Horizon Lines reprices at $10 per share

Updated 10:35 a.m. ET, Tue Sep 27, 2005
By Peter T. Leach
The JOURNAL of COMMERCE ONLINE

Horizon Lines today repriced its initial public offering at $10 a share for 12.5 million shares of its common stock, down from the $15-17 a share for 15.6 million shares it had announced in its original SEC registration statement of Sept. 7.

The repriced offering if successful would raise $125 million, short of the $154.5 million in debt the carrier said it planned to pay down in its original filing.

The nation's largest Jones Act carrier lowered its IPO price after its underwriters' initial sales presentations failed to attract investors. Last week, the underwriters had said the offering price would be lowered to the $10-12 range; today's announcement prices the stock in the low end of that range.

Horizon Lines also granted the underwriters a 30-day option to purchase up to 1,875,000 additional shares to cover over-allotments, if any.

The Charlotte-based carrier had said originally it plans to use the net proceeds from the sale, together with available cash from its units, to reduce its high-cost debt.

Horizon said in its Sept. 7 SEC registration that it planned to redeem $43.4 million of 11 percent senior discount notes due 2013 issued by H-Lines Finance Holding Corp., $48.9 million of outstanding 9 percent senior notes due 2012 and $62.2 million of outstanding shares of Series A preferred stock.

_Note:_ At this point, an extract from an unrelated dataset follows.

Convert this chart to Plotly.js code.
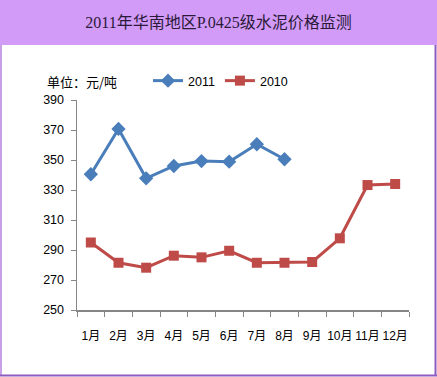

In the event that the net proceeds from the IPO are less than $122.1 million, Horizon Lines will reduce the amount of the net proceeds from the offering applied to redeem the 9 percent senior notes or the 11 percent senior discount notes, the filing said.

The offering is being made through an underwriting syndicate led by Goldman, Sachs & Co. and UBS Investment Bank who are acting as joint book-running managers of the offering. The co-managers are Bear, Stearns & Co. Inc., Deutsche Bank Securities Inc. and J.P. Morgan Securities Inc.

Horizon Lines is owned by the private equity firm Castle Harlan, which purchased it from the Carlyle Group in 2004 for $650 million. The Carlyle Group had bought it in 2003 from CSX Lines, which had acquired it as part of CSX Corp.'s 1986 acquisition of Sea-Land Services and later turned it into its domestic carrier division as Horizon Services Group.